ようやく帰国の途に就くのは、2年後の昭和22年。嘉助一家は、家族全員がそれぞれリュックひとつを背負って引き揚げ船に乗った。満洲で築いた財産は全て失い、その後、故郷の静岡で新しい生活を始める。
満鉄の技術者であった嘉助は、医療器具の開発に取り組んだ。ようやく納得のいく機械が完成し、嘉助は日本とアメリカの両方で特許を申請した。昭和33年から、いくつかの特許が下りた。結局はコストがかかりすぎて、製品化には漕ぎつけられなかったが、そこで機械を販売するのではなく、機械をつかった治療をしようと考えて、整体の治療院を立ち上げる。

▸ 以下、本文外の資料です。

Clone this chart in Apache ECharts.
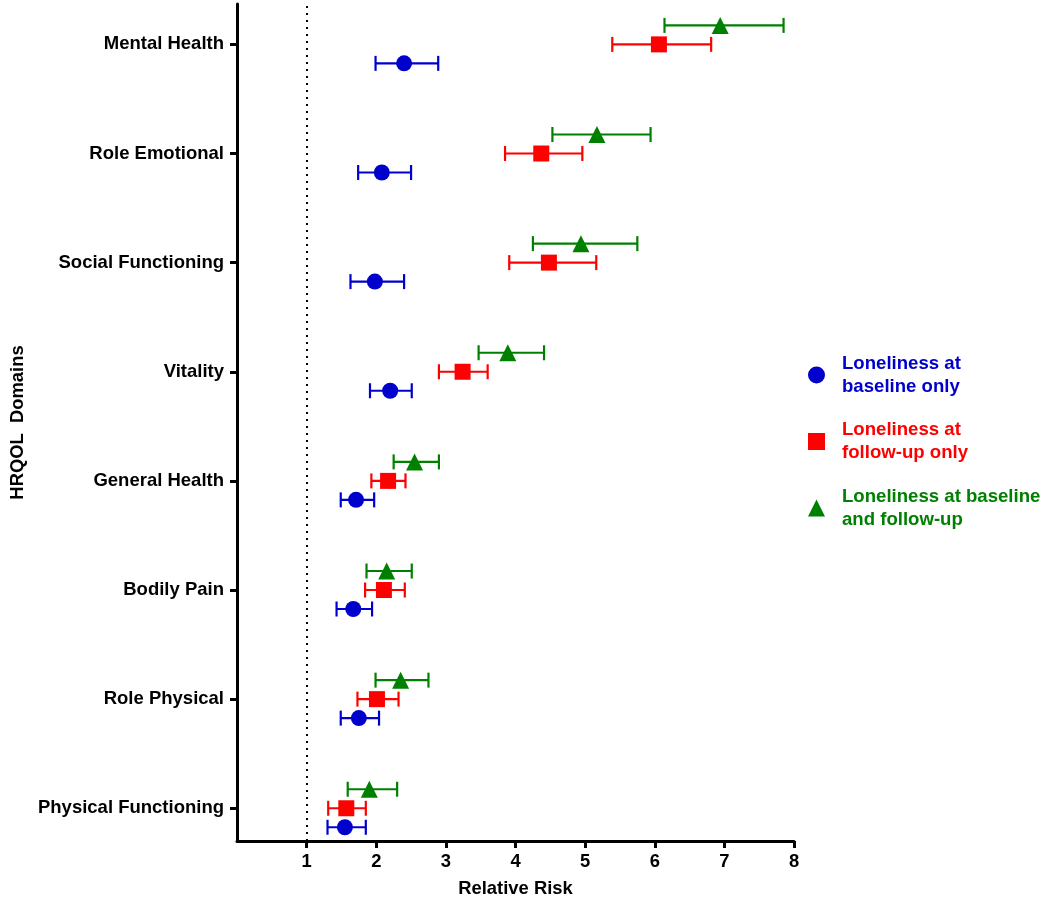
<!DOCTYPE html>
<html>
<head>
<meta charset="utf-8">
<script src="https://cdn.jsdelivr.net/npm/echarts@6/dist/echarts.min.js"></script>
<style>
  html, body { margin: 0; padding: 0; background: #fff; }
  #chart { width: 1050px; height: 908px; }
</style>
</head>
<body>
<div id="chart"></div>
<script>
// ---- Data (bottom to top) ----
const categories = ['Physical Functioning', 'Role Physical', 'Bodily Pain', 'General Health',
                    'Vitality', 'Social Functioning', 'Role Emotional', 'Mental Health'];
const xTicks = [1, 2, 3, 4, 5, 6, 7, 8];
const seriesNames = ['Loneliness at\nbaseline only', 'Loneliness at\nfollow-up only', 'Loneliness at baseline\nand follow-up'];

const blueRR   = [1.55, 1.75, 1.67, 1.71, 2.20, 1.98, 2.08, 2.40];
const blueLow  = [1.30, 1.49, 1.43, 1.49, 1.91, 1.63, 1.74, 1.99];
const blueHigh = [1.85, 2.04, 1.94, 1.97, 2.51, 2.40, 2.50, 2.89];

const redRR    = [1.57, 2.01, 2.11, 2.17, 3.24, 4.48, 4.37, 6.06];
const redLow   = [1.31, 1.73, 1.84, 1.93, 2.90, 3.91, 3.85, 5.39];
const redHigh  = [1.85, 2.32, 2.41, 2.42, 3.60, 5.16, 4.96, 6.81];

const greenRR   = [1.90, 2.35, 2.15, 2.55, 3.89, 4.94, 5.17, 6.94];
const greenLow  = [1.59, 1.99, 1.86, 2.25, 3.47, 4.25, 4.53, 6.14];
const greenHigh = [2.30, 2.75, 2.51, 2.90, 4.41, 5.75, 5.94, 7.85];

// ---- Styling ----
const BLUE = '#0000CC', RED = '#FF0000', GREEN = '#008000';
const FONT = 'Liberation Sans, Arial, sans-serif';
const OFF = 0.174; // vertical offset within a domain row

function errSeries(name, low, high, off, color) {
  return {
    type: 'custom',
    name: name + '_err',
    z: 2,
    silent: true,
    data: low.map((l, i) => [l, high[i], i + off]),
    encode: { x: [0, 1], y: 2 },
    renderItem: function (params, api) {
      const y = api.value(2);
      const p1 = api.coord([api.value(0), y]);
      const p2 = api.coord([api.value(1), y]);
      const h = 7.5;
      const style = { stroke: color, lineWidth: 2.2 };
      return {
        type: 'group',
        children: [
          { type: 'line', shape: { x1: p1[0], y1: p1[1], x2: p2[0], y2: p2[1] }, style: style },
          { type: 'line', shape: { x1: p1[0], y1: p1[1] - h, x2: p1[0], y2: p1[1] + h }, style: style },
          { type: 'line', shape: { x1: p2[0], y1: p2[1] - h, x2: p2[0], y2: p2[1] + h }, style: style }
        ]
      };
    }
  };
}

function pointSeries(name, vals, off, color, symbol, size) {
  return {
    type: 'scatter',
    name: name,
    z: 5,
    symbol: symbol,
    symbolSize: size,
    itemStyle: { color: color, opacity: 1 },
    data: vals.map((v, i) => [v, i + off])
  };
}

const chart = echarts.init(document.getElementById('chart'), null, { renderer: 'canvas' });
const ticks = categories.map((c, i) => i);

const option = {
  animation: false,
  backgroundColor: '#fff',
  grid: { left: 237, right: 256, top: 4, bottom: 67, containLabel: false },
  legend: {
    orient: 'vertical',
    left: 803,
    top: 347,
    itemWidth: 17,
    itemHeight: 17,
    itemGap: 20.5,
    selectedMode: false,
    textStyle: { fontFamily: FONT, fontWeight: 'bold', fontSize: 18.6, lineHeight: 23, padding: [0, 0, 0, 12] },
    data: [
      { name: seriesNames[0], icon: 'circle', textStyle: { color: BLUE } },
      { name: seriesNames[1], icon: 'rect', textStyle: { color: RED } },
      { name: seriesNames[2], icon: 'triangle', textStyle: { color: GREEN } }
    ]
  },
  xAxis: {
    type: 'value',
    min: 0,
    max: 8,
    interval: 1,
    name: 'Relative Risk',
    nameLocation: 'middle',
    nameGap: 39,
    nameTextStyle: { fontFamily: FONT, fontWeight: 'bold', fontSize: 18.4, color: '#000' },
    axisLine: { show: true, onZero: false, lineStyle: { color: '#000', width: 3 } },
    axisTick: { show: true, inside: false, length: 7, customValues: xTicks, lineStyle: { color: '#000', width: 3 } },
    axisLabel: {
      customValues: xTicks,
      fontFamily: FONT, fontWeight: 'bold', fontSize: 18.4, color: '#000', margin: 12,
      formatter: function (v) { return xTicks.indexOf(v) >= 0 ? String(v) : ''; }
    },
    splitLine: { show: false }
  },
  yAxis: {
    type: 'value',
    min: -0.3,
    max: 7.37,
    name: 'HRQOL  Domains',
    nameLocation: 'middle',
    nameGap: 210,
    nameRotate: 90,
    nameTextStyle: { fontFamily: FONT, fontWeight: 'bold', fontSize: 18.4, color: '#000' },
    axisLine: { show: true, onZero: false, lineStyle: { color: '#000', width: 3 } },
    axisTick: { show: true, inside: false, length: 7, customValues: ticks, lineStyle: { color: '#000', width: 3 } },
    axisLabel: {
      customValues: ticks,
      fontFamily: FONT, fontWeight: 'bold', fontSize: 18.5, color: '#000', margin: 13,
      formatter: function (v) { return categories[Math.round(v)] || ''; }
    },
    splitLine: { show: false }
  },
  series: [
    errSeries('blue', blueLow, blueHigh, -OFF, BLUE),
    errSeries('red', redLow, redHigh, 0, RED),
    errSeries('green', greenLow, greenHigh, OFF, GREEN),
    Object.assign(pointSeries(seriesNames[0], blueRR, -OFF, BLUE, 'circle', 16), {
      markLine: {
        silent: true,
        symbol: 'none',
        label: { show: false },
        lineStyle: { color: '#000', width: 2, type: [2, 5] },
        data: [{ xAxis: 1 }]
      }
    }),
    pointSeries(seriesNames[1], redRR, 0, RED, 'rect', 16),
    pointSeries(seriesNames[2], greenRR, OFF, GREEN, 'triangle', 17)
  ]
};
chart.setOption(option);
</script>
</body>
</html>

その治療院は、かつて静岡駅近くの泉町にあった。東海道線が通る線路の近くで、ひっそりと営んでいたという。近所の人は語る。
「ああ、そこにありました。その路地を入っていった、奥に治療院があったんです。でも、ある日突然、治療院をやめてしまわれた。その後、間もなく紀子さまのご婚約の発表があり、とてもびっくりしたことを憶えています。杉本さんは穏やかで上品な、いい方でした」
杉本夫妻には娘がふたりいたが、慎ましい生活を送る中でも、教育費は惜しまず、静岡英和女学院というミッション系のお嬢さん学校に通わせた。その後、長女の和代は高校を卒業すると、東京の昭和女子大学短期大学部に進学する。